**THE TASK**
Exactly reproduce the lines of the listing below from the one containing "Generate a LaTeX" through the one containing "(sd\n) at (31,0". Skip the images.

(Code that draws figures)
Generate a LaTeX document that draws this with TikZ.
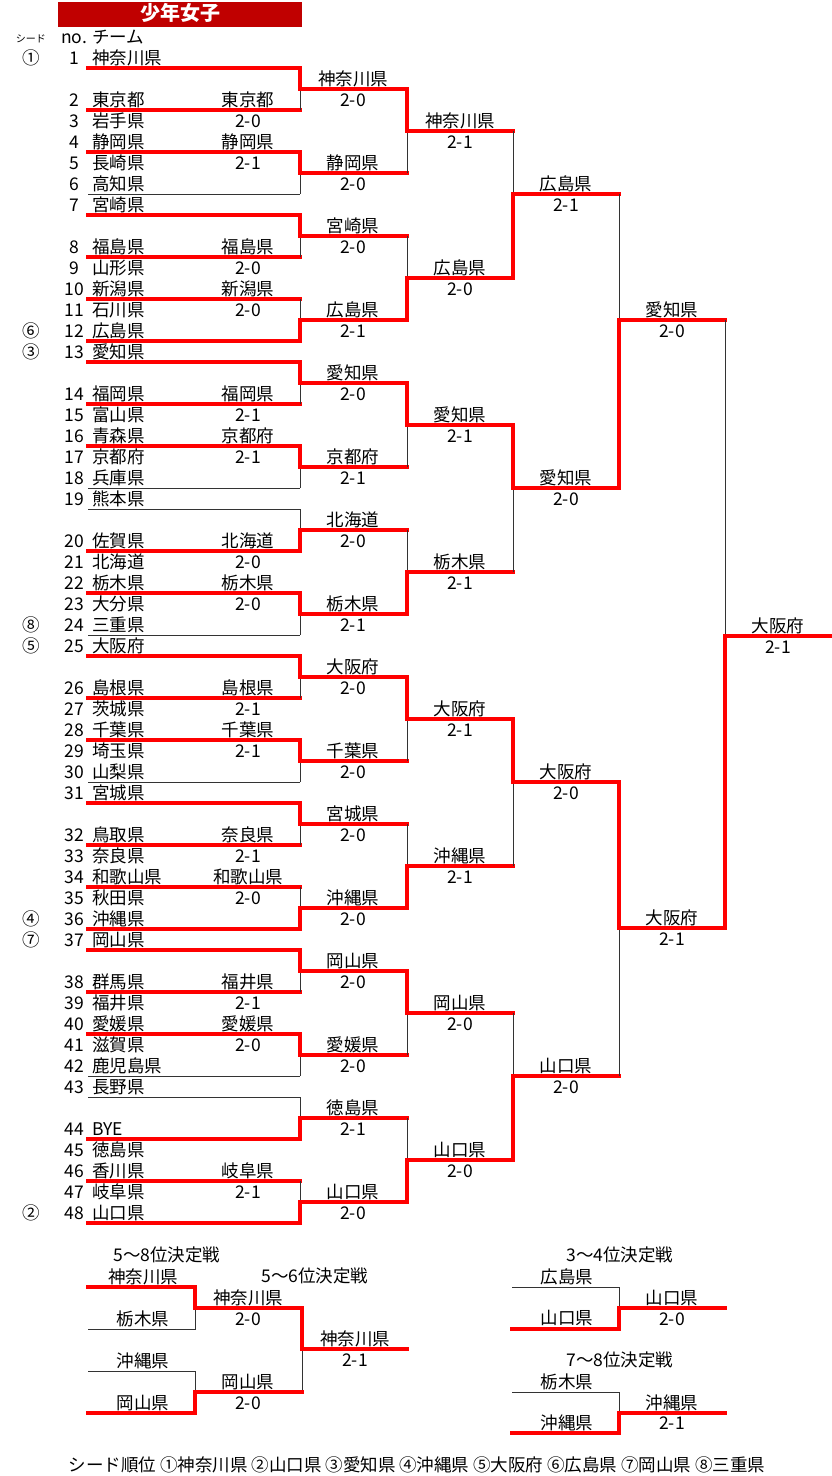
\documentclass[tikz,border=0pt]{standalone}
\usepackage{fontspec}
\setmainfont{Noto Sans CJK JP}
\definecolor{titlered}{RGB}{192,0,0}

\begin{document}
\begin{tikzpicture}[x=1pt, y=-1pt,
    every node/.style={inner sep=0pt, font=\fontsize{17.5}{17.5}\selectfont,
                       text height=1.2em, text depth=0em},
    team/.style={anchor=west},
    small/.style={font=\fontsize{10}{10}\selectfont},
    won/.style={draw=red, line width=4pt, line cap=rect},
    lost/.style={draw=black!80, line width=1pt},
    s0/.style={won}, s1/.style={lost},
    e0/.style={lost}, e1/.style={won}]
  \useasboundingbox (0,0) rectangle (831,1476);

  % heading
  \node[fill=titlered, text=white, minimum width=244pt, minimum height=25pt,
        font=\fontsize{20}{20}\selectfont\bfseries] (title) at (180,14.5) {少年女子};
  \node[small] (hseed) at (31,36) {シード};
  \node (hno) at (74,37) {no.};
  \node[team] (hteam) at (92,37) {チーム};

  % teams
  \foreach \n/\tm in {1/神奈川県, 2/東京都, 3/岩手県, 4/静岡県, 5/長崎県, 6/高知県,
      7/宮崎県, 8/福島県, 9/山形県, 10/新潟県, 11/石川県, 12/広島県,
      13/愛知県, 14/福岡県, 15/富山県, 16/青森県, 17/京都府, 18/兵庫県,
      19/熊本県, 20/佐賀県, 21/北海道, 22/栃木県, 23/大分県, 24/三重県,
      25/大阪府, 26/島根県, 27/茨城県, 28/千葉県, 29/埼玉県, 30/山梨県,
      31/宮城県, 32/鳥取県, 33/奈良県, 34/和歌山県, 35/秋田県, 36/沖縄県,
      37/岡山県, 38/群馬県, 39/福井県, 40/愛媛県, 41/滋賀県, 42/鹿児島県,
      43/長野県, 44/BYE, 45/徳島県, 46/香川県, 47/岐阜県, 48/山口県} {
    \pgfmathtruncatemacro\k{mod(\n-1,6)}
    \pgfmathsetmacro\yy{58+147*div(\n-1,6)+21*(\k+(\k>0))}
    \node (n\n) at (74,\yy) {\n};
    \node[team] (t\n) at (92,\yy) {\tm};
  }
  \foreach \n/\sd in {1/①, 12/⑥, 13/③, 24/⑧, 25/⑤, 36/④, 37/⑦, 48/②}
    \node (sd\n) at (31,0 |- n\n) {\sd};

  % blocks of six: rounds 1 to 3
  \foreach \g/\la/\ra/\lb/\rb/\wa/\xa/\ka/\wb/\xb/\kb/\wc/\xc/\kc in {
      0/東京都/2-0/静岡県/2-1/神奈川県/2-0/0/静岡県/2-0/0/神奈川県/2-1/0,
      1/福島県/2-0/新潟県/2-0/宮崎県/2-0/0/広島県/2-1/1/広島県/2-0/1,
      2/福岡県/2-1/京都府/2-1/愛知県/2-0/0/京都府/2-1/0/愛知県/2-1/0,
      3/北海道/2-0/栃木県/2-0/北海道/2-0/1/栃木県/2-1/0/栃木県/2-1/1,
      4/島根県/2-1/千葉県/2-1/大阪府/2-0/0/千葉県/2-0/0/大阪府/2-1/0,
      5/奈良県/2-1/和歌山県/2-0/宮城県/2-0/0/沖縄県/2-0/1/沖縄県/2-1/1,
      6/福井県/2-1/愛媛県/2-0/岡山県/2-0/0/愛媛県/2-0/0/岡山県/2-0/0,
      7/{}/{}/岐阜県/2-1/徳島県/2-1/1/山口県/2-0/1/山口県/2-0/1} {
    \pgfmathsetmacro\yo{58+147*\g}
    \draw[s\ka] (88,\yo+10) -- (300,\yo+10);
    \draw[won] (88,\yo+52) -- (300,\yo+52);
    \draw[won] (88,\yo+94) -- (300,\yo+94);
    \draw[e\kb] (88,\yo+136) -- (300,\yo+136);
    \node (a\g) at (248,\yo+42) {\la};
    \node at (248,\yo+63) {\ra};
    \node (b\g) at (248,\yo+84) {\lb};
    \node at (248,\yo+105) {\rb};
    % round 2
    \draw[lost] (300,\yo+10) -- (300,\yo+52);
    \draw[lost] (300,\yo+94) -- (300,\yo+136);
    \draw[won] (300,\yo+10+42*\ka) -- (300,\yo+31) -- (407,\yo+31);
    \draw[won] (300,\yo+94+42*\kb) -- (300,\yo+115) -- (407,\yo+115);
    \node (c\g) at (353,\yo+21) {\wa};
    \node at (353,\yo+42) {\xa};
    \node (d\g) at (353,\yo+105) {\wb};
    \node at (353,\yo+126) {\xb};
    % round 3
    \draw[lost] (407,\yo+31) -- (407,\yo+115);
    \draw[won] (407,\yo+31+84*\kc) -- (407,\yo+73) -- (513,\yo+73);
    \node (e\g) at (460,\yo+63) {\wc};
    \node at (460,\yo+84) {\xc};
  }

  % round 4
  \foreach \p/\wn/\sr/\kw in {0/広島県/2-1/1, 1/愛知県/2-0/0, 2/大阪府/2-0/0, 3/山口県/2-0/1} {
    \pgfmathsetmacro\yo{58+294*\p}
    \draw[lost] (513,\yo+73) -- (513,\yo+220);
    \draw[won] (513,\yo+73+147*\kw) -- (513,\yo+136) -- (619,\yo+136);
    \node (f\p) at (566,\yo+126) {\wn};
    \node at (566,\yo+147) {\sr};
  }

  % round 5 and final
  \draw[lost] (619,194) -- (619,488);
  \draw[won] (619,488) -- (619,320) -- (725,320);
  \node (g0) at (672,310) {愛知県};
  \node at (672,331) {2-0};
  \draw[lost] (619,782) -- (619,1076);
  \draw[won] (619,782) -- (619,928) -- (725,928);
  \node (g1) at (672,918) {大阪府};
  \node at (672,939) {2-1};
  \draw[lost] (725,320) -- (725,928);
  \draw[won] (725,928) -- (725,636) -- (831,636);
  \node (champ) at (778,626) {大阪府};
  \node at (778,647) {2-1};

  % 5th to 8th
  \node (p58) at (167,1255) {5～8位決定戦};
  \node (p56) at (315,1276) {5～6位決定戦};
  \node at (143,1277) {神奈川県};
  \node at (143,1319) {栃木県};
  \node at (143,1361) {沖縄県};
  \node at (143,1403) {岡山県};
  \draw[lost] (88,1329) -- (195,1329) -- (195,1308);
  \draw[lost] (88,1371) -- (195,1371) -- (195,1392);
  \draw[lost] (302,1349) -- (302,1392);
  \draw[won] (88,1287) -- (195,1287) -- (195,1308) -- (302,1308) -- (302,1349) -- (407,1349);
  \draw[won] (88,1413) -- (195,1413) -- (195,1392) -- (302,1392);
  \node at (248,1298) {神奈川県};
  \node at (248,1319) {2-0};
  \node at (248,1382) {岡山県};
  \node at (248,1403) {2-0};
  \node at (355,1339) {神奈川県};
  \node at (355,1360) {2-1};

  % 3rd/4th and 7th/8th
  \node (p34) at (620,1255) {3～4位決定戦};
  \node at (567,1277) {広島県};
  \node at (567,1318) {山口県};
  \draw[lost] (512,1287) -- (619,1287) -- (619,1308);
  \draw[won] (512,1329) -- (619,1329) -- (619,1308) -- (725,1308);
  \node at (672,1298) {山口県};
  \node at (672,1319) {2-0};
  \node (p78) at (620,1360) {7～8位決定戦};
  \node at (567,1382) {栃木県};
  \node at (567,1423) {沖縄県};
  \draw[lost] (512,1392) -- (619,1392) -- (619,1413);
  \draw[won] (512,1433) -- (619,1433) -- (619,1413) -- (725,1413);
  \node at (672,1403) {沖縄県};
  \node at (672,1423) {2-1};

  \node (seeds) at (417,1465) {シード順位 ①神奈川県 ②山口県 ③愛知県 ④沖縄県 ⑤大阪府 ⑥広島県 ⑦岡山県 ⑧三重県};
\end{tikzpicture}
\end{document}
---
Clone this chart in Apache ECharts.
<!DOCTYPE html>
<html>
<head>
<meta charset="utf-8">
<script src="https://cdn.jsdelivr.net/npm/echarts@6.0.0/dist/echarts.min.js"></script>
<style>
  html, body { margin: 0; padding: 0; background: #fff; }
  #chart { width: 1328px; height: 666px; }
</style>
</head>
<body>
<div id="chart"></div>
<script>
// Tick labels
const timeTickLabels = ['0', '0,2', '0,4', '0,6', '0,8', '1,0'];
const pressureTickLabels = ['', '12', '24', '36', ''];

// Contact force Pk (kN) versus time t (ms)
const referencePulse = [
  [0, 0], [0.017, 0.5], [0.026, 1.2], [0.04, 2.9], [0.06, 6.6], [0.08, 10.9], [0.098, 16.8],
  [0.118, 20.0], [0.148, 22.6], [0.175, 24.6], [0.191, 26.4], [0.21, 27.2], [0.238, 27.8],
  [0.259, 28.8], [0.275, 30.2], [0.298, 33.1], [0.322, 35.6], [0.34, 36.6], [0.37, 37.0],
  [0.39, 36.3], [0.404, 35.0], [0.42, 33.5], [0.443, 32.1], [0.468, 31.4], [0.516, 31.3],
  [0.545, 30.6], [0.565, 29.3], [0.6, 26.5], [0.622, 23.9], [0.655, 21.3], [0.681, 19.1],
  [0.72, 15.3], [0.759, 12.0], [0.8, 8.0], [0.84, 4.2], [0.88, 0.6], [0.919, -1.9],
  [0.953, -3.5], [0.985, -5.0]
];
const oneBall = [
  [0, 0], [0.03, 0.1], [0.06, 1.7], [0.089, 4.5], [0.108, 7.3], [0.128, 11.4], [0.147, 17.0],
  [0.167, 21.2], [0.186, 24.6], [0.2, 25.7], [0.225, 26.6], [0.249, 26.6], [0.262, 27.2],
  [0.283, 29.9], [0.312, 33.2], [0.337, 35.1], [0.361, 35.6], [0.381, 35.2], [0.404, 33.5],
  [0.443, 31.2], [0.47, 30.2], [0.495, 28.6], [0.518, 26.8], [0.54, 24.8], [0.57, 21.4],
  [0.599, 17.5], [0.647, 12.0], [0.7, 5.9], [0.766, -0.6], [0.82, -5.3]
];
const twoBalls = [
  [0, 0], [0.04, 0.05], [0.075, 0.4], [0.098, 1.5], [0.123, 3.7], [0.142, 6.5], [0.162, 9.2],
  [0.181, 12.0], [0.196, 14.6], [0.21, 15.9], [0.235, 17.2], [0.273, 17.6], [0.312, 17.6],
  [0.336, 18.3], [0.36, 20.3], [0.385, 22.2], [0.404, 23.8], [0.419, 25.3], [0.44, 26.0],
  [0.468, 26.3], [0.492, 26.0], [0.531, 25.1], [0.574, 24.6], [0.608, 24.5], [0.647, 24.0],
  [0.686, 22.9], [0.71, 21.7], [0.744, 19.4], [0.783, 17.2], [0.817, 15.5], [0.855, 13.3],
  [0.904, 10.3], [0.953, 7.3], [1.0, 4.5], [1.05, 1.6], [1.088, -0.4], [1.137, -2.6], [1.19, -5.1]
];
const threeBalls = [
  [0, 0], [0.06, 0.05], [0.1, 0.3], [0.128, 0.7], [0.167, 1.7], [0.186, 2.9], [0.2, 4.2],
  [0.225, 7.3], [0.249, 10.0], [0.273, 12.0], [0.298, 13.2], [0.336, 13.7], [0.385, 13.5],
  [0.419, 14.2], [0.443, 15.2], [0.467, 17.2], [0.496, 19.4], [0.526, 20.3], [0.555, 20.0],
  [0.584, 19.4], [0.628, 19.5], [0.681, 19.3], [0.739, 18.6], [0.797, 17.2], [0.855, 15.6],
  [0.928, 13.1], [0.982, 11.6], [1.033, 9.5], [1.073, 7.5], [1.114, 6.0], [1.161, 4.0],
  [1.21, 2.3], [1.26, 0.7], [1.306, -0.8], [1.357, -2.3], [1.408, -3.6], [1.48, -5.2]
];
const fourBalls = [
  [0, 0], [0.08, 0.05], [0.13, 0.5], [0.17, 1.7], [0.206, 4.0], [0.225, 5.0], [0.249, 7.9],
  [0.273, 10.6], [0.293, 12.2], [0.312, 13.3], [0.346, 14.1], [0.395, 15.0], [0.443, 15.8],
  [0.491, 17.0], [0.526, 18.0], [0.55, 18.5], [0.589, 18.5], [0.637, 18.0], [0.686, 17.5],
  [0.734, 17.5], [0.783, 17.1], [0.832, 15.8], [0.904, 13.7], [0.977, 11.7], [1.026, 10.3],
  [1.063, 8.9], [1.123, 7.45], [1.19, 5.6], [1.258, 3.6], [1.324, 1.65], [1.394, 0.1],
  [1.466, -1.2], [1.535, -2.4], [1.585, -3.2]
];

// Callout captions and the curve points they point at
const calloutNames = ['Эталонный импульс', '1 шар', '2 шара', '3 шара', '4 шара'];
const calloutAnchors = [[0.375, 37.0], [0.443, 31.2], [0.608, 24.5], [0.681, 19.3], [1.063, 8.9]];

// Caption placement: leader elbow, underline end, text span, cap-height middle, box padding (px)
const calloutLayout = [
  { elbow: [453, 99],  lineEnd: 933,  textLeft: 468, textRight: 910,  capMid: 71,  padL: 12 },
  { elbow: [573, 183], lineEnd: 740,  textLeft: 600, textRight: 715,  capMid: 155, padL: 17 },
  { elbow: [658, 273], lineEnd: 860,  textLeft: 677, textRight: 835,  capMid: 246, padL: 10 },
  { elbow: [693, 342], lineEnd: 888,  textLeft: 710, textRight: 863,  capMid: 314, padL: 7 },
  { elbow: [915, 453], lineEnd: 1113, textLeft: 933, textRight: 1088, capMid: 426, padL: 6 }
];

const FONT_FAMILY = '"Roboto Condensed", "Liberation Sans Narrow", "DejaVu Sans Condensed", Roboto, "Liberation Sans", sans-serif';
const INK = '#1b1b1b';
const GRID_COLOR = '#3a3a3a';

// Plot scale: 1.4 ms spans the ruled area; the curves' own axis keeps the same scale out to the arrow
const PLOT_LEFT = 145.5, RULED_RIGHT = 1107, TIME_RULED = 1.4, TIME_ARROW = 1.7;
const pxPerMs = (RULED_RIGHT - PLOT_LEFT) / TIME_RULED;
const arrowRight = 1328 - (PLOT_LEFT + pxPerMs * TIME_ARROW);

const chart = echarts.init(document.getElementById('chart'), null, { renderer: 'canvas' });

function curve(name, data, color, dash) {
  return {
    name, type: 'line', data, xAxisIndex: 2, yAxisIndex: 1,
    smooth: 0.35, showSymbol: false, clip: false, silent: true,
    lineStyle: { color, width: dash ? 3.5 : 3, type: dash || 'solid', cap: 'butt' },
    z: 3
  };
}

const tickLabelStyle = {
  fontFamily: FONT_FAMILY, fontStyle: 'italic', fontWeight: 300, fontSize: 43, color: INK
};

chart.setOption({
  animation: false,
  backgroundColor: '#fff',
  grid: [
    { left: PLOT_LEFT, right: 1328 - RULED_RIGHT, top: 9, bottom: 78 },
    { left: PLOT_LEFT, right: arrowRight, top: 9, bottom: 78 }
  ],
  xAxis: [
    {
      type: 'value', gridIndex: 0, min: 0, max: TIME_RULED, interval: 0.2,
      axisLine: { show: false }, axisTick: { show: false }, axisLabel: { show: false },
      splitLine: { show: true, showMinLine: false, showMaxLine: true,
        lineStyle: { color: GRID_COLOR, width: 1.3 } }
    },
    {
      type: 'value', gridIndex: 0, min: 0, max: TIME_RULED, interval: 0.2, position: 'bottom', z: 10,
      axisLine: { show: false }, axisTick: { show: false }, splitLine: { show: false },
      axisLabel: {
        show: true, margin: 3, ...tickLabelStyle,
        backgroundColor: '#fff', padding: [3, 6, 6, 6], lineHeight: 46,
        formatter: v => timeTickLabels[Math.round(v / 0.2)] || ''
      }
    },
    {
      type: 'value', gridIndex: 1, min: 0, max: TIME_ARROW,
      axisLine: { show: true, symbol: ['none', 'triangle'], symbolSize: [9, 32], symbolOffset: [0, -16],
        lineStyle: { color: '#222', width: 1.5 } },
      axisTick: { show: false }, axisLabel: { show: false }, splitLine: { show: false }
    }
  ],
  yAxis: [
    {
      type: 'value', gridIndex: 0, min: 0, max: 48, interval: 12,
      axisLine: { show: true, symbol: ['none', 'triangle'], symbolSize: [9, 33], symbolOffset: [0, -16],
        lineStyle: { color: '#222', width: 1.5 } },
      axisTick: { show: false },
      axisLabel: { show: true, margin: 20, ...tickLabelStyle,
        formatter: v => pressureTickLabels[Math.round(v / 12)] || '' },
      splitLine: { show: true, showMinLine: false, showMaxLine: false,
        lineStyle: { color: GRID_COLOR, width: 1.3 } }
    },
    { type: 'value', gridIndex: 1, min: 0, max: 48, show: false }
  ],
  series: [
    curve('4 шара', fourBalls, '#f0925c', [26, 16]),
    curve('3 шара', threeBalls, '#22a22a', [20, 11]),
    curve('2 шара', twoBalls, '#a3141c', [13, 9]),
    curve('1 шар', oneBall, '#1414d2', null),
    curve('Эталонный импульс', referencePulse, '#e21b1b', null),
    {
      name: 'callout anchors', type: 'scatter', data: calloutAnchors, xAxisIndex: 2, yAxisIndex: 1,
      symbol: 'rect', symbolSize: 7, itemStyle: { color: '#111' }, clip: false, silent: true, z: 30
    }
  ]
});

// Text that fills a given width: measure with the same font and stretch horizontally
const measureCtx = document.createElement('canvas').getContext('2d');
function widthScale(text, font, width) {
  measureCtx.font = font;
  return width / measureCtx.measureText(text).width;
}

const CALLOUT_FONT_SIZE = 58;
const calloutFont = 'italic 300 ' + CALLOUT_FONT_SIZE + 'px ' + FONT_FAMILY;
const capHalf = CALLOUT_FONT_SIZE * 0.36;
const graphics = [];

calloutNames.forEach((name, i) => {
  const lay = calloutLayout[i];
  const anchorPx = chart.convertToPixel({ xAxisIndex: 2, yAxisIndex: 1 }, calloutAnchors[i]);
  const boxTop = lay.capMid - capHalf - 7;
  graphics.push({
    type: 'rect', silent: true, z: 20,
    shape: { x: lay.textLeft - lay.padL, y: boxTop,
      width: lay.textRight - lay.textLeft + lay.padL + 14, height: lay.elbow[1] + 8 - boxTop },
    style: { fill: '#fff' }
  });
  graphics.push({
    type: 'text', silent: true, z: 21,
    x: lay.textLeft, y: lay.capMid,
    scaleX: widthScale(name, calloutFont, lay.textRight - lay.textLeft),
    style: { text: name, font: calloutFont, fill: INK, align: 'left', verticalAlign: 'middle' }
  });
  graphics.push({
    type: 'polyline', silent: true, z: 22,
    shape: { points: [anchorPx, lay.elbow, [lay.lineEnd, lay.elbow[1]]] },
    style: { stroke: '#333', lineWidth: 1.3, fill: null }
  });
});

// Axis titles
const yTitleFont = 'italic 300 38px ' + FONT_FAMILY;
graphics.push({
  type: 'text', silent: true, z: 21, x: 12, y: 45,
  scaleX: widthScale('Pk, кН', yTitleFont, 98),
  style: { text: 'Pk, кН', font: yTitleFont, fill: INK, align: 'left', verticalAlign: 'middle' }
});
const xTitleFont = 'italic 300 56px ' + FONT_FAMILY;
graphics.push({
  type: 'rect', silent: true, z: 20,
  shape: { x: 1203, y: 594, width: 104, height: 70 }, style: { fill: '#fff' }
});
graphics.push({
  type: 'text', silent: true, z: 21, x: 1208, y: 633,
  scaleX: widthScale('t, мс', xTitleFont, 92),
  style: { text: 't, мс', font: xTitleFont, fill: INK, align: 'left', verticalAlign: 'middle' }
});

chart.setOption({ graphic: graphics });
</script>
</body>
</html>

**REPLY**
Generate a LaTeX document that draws this with TikZ.
\documentclass[tikz,border=0pt]{standalone}
\usepackage{fontspec}
\setmainfont{Noto Sans CJK JP}
\definecolor{titlered}{RGB}{192,0,0}

\begin{document}
\begin{tikzpicture}[x=1pt, y=-1pt,
    every node/.style={inner sep=0pt, font=\fontsize{17.5}{17.5}\selectfont,
                       text height=1.2em, text depth=0em},
    team/.style={anchor=west},
    small/.style={font=\fontsize{10}{10}\selectfont},
    won/.style={draw=red, line width=4pt, line cap=rect},
    lost/.style={draw=black!80, line width=1pt},
    s0/.style={won}, s1/.style={lost},
    e0/.style={lost}, e1/.style={won}]
  \useasboundingbox (0,0) rectangle (831,1476);

  % heading
  \node[fill=titlered, text=white, minimum width=244pt, minimum height=25pt,
        font=\fontsize{20}{20}\selectfont\bfseries] (title) at (180,14.5) {少年女子};
  \node[small] (hseed) at (31,36) {シード};
  \node (hno) at (74,37) {no.};
  \node[team] (hteam) at (92,37) {チーム};

  % teams
  \foreach \n/\tm in {1/神奈川県, 2/東京都, 3/岩手県, 4/静岡県, 5/長崎県, 6/高知県,
      7/宮崎県, 8/福島県, 9/山形県, 10/新潟県, 11/石川県, 12/広島県,
      13/愛知県, 14/福岡県, 15/富山県, 16/青森県, 17/京都府, 18/兵庫県,
      19/熊本県, 20/佐賀県, 21/北海道, 22/栃木県, 23/大分県, 24/三重県,
      25/大阪府, 26/島根県, 27/茨城県, 28/千葉県, 29/埼玉県, 30/山梨県,
      31/宮城県, 32/鳥取県, 33/奈良県, 34/和歌山県, 35/秋田県, 36/沖縄県,
      37/岡山県, 38/群馬県, 39/福井県, 40/愛媛県, 41/滋賀県, 42/鹿児島県,
      43/長野県, 44/BYE, 45/徳島県, 46/香川県, 47/岐阜県, 48/山口県} {
    \pgfmathtruncatemacro\k{mod(\n-1,6)}
    \pgfmathsetmacro\yy{58+147*div(\n-1,6)+21*(\k+(\k>0))}
    \node (n\n) at (74,\yy) {\n};
    \node[team] (t\n) at (92,\yy) {\tm};
  }
  \foreach \n/\sd in {1/①, 12/⑥, 13/③, 24/⑧, 25/⑤, 36/④, 37/⑦, 48/②}
    \node (sd\n) at (31,0 |- n\n) {\sd};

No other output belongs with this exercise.